Begin MATERIAL FOR THIS EXERCISE

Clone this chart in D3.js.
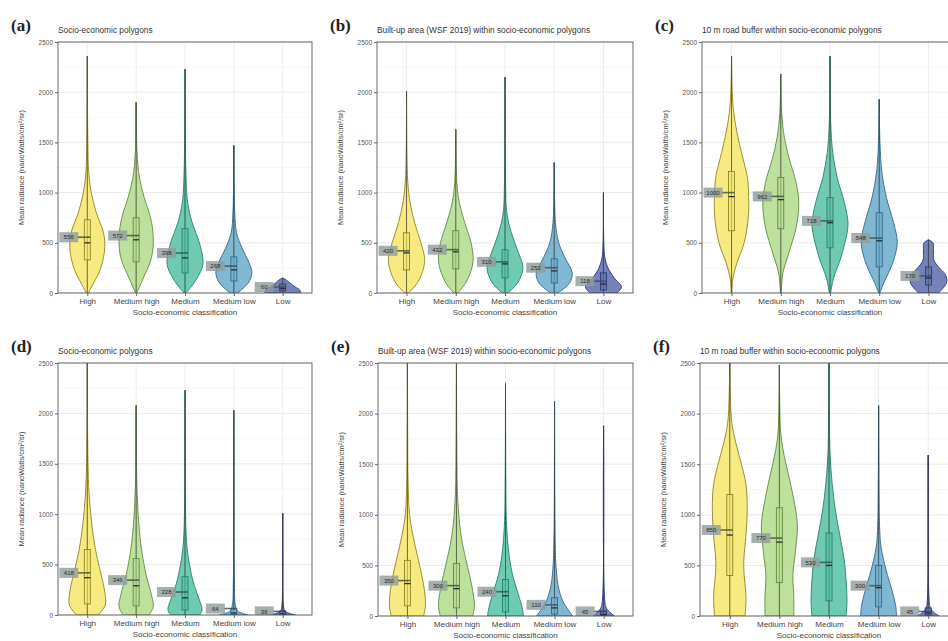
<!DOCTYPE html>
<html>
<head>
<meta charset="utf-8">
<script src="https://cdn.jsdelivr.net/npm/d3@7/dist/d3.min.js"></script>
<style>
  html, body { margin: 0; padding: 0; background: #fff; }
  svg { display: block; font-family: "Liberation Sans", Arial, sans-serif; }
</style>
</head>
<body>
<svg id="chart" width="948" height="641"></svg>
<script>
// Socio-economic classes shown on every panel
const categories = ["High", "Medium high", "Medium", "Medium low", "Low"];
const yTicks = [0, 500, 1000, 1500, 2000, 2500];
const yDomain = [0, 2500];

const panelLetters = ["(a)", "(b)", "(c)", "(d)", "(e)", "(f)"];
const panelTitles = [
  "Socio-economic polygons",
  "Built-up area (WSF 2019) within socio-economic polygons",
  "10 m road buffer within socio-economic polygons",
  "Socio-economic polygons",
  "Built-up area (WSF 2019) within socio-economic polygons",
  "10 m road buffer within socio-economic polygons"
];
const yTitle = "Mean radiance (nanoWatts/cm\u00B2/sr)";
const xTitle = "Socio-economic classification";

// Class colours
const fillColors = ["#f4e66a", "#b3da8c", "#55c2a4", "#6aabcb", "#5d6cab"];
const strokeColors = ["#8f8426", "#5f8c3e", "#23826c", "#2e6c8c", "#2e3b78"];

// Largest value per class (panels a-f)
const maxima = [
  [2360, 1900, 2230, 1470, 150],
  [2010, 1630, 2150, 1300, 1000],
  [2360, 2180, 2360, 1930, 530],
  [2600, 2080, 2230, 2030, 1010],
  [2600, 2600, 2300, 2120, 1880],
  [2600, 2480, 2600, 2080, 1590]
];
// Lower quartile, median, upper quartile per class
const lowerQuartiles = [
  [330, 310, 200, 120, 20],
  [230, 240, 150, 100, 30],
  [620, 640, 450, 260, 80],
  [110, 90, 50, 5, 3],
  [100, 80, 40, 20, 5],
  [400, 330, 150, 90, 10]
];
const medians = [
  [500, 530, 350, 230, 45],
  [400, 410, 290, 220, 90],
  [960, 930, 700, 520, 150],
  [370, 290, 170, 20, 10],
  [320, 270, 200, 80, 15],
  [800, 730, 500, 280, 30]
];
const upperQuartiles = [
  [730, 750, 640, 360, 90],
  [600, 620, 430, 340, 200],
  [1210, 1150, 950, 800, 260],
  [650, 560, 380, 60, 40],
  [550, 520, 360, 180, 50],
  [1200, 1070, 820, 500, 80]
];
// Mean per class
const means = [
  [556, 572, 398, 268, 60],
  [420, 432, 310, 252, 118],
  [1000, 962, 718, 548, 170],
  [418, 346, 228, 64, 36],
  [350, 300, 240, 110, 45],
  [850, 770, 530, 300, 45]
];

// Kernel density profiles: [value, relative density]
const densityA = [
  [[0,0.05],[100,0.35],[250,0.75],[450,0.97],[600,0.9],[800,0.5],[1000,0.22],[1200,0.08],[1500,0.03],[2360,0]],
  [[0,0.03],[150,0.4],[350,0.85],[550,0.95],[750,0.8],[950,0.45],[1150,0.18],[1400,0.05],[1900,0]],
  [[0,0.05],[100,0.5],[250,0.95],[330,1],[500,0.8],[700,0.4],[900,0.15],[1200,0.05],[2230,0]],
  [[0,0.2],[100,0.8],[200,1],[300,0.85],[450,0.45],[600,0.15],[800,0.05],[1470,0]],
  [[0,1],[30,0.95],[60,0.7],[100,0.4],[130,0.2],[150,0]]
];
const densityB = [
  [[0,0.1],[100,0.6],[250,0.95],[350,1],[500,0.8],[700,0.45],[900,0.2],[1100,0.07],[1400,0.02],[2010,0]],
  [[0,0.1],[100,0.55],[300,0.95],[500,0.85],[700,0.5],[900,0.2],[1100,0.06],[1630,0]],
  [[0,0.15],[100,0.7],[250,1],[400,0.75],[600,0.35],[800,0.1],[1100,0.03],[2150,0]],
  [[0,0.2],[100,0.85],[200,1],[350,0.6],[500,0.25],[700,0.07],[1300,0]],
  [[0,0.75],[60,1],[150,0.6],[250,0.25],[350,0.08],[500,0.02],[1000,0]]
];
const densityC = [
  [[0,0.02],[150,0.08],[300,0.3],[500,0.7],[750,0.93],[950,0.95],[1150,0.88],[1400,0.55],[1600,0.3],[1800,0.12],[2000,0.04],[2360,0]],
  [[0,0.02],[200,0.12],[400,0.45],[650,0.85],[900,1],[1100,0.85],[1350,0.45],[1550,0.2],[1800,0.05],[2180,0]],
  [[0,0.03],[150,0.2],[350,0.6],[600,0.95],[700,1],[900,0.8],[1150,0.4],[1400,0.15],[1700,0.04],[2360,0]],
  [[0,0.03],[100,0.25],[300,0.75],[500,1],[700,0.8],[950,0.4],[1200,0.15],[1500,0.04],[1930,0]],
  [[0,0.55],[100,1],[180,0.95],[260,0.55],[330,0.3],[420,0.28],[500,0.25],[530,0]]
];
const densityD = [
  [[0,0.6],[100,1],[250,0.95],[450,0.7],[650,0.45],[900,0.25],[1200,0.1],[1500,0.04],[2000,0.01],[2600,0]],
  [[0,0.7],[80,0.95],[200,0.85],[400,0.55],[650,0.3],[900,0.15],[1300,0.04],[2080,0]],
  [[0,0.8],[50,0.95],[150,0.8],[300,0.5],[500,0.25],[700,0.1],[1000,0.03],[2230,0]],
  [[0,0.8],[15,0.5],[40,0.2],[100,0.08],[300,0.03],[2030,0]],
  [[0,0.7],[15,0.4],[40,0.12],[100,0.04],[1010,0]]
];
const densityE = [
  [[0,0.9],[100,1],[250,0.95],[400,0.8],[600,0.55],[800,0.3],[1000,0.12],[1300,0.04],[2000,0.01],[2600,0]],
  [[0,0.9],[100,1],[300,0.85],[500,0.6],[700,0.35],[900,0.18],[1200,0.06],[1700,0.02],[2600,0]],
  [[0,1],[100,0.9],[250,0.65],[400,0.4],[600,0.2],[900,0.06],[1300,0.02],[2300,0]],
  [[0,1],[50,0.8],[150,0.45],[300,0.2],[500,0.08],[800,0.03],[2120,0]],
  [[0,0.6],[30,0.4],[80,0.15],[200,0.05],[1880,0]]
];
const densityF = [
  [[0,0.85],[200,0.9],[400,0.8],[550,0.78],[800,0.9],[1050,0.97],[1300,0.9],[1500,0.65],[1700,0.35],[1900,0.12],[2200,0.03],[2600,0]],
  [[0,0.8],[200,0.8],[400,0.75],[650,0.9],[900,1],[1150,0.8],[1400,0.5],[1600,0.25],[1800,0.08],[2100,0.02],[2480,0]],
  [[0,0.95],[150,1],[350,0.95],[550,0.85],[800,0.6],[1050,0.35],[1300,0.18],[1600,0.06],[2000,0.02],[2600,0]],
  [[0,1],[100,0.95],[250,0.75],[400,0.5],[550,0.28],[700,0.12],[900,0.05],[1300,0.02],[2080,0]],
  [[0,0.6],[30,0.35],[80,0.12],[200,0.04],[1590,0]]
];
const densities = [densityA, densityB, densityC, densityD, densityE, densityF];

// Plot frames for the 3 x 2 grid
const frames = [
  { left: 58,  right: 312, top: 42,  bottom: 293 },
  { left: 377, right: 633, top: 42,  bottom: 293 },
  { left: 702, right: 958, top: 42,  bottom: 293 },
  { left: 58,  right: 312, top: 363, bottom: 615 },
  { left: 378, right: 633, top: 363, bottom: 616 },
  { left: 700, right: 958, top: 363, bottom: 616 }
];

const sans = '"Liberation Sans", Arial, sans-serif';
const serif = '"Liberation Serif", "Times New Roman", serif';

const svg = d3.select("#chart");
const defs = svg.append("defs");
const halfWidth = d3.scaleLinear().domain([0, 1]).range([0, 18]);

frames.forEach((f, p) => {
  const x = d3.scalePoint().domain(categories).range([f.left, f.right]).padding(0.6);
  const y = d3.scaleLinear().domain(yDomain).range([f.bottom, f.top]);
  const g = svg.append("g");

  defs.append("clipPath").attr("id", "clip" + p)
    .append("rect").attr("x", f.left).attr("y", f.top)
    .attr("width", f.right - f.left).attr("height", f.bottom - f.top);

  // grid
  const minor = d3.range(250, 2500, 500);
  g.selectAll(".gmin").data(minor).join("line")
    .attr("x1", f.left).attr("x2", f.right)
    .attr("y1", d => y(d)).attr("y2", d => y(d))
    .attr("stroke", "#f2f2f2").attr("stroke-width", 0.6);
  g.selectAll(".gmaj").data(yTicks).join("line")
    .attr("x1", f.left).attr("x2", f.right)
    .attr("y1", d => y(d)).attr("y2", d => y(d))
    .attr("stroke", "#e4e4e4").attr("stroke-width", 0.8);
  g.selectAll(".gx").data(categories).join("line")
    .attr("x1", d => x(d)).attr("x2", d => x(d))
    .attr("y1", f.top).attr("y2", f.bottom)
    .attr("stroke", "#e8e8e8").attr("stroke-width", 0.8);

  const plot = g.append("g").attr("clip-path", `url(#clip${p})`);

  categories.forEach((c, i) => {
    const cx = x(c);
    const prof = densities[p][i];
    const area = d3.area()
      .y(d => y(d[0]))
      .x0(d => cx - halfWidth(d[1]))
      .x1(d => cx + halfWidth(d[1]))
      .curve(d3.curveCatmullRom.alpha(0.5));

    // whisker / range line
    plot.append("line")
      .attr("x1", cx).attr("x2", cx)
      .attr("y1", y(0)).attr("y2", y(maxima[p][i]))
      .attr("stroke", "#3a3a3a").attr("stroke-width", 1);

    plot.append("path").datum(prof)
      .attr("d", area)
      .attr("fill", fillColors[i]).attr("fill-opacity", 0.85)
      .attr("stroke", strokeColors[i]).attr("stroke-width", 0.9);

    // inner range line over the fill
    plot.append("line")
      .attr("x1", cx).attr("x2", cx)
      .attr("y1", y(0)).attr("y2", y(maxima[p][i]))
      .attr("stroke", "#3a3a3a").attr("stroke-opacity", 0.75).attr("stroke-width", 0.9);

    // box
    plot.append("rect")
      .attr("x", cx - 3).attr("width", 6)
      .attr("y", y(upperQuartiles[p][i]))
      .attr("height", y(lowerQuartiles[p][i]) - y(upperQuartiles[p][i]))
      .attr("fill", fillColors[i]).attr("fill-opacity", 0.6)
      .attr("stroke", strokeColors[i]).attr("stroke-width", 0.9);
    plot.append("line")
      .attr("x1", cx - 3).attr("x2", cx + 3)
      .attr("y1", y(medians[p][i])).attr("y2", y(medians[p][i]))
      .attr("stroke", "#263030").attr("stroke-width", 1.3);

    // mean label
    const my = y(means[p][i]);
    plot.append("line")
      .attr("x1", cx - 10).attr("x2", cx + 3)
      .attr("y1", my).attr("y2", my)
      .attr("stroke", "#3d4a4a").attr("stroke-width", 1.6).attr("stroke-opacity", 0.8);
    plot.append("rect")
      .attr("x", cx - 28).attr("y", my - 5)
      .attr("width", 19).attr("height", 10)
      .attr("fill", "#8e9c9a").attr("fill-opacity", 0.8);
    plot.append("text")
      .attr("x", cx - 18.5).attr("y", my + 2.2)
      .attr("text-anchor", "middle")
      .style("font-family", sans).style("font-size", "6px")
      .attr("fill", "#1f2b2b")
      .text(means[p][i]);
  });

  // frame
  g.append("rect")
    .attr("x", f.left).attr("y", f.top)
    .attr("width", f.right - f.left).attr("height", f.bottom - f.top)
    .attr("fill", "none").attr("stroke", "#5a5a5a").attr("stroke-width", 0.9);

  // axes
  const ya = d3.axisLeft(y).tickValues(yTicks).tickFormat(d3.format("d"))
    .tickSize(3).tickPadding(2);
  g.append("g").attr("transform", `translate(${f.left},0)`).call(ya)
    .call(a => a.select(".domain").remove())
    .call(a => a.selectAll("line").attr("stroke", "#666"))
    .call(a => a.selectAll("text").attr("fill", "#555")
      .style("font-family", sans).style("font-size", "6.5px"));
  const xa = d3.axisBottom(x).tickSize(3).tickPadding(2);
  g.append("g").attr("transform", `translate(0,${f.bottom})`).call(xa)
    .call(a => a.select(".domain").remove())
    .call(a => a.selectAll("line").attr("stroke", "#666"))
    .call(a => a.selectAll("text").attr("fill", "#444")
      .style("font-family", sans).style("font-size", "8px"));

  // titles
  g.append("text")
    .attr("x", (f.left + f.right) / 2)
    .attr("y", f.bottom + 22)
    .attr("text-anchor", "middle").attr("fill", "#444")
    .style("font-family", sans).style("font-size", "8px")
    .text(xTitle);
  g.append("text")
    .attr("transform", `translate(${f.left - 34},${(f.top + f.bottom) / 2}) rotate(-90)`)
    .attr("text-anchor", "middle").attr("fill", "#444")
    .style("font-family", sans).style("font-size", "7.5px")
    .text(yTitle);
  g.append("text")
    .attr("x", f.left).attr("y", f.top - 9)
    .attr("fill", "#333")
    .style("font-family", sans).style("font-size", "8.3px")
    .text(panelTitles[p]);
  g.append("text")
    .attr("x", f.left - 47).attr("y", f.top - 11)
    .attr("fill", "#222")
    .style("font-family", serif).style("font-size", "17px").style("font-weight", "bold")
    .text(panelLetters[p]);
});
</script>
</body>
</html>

End MATERIAL FOR THIS EXERCISE
Begin MATERIAL FOR THIS EXERCISE

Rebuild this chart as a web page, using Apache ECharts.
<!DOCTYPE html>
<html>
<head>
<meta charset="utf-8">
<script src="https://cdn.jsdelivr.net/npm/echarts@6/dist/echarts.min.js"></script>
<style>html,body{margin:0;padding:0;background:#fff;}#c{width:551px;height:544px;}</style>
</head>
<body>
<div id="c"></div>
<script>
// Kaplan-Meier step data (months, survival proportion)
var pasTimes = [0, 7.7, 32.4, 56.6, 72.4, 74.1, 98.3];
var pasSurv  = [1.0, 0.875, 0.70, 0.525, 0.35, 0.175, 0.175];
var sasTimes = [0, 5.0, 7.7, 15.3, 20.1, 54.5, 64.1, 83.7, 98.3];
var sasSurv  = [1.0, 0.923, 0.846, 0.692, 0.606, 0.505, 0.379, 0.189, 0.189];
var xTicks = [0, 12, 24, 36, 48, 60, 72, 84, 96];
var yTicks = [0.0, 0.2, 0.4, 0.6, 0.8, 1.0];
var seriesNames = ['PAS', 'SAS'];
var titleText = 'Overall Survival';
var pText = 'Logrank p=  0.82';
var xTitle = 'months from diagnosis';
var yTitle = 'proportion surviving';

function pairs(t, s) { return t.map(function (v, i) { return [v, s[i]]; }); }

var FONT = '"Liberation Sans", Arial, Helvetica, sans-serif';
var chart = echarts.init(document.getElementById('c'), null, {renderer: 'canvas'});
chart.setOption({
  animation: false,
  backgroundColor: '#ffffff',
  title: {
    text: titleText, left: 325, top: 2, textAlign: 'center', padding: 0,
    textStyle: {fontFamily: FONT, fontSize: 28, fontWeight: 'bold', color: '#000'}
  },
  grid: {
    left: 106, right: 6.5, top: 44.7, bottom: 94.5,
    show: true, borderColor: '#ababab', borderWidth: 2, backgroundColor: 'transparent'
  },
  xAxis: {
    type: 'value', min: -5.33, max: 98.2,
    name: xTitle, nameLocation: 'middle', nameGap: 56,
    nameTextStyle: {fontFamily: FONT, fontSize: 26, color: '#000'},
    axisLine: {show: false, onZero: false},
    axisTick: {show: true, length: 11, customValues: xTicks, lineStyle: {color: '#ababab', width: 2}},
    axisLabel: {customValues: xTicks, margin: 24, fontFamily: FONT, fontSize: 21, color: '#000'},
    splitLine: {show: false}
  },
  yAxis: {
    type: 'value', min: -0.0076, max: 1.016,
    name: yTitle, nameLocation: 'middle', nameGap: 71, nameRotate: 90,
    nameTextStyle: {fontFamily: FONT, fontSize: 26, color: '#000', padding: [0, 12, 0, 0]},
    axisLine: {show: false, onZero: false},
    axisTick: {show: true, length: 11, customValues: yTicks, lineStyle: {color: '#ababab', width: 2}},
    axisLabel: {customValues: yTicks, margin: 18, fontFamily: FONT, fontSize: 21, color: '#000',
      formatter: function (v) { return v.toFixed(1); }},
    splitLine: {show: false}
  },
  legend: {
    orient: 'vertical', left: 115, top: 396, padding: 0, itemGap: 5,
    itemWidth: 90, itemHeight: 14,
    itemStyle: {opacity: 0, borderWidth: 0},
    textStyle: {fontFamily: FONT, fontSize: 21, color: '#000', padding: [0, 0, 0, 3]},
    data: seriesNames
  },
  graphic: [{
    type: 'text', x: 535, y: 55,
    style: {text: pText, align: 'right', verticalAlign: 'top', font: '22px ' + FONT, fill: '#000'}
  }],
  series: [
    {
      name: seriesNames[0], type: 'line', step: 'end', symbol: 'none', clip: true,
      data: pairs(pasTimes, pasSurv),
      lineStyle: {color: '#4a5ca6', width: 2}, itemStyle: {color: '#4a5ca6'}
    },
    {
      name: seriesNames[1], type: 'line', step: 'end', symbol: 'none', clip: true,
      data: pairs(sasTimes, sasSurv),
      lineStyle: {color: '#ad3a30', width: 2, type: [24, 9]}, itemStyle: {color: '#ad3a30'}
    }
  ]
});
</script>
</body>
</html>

End MATERIAL FOR THIS EXERCISE

» **EXERCISE**
Skip all pictures and retype only the stretch from the line that holds "Clone this chart in D3.js." through the line that holds "const yDomain = [0, 2500];", exactly as written.

» **FINISHED ANSWER**
Clone this chart in D3.js.
<!DOCTYPE html>
<html>
<head>
<meta charset="utf-8">
<script src="https://cdn.jsdelivr.net/npm/d3@7/dist/d3.min.js"></script>
<style>
  html, body { margin: 0; padding: 0; background: #fff; }
  svg { display: block; font-family: "Liberation Sans", Arial, sans-serif; }
</style>
</head>
<body>
<svg id="chart" width="948" height="641"></svg>
<script>
// Socio-economic classes shown on every panel
const categories = ["High", "Medium high", "Medium", "Medium low", "Low"];
const yTicks = [0, 500, 1000, 1500, 2000, 2500];
const yDomain = [0, 2500];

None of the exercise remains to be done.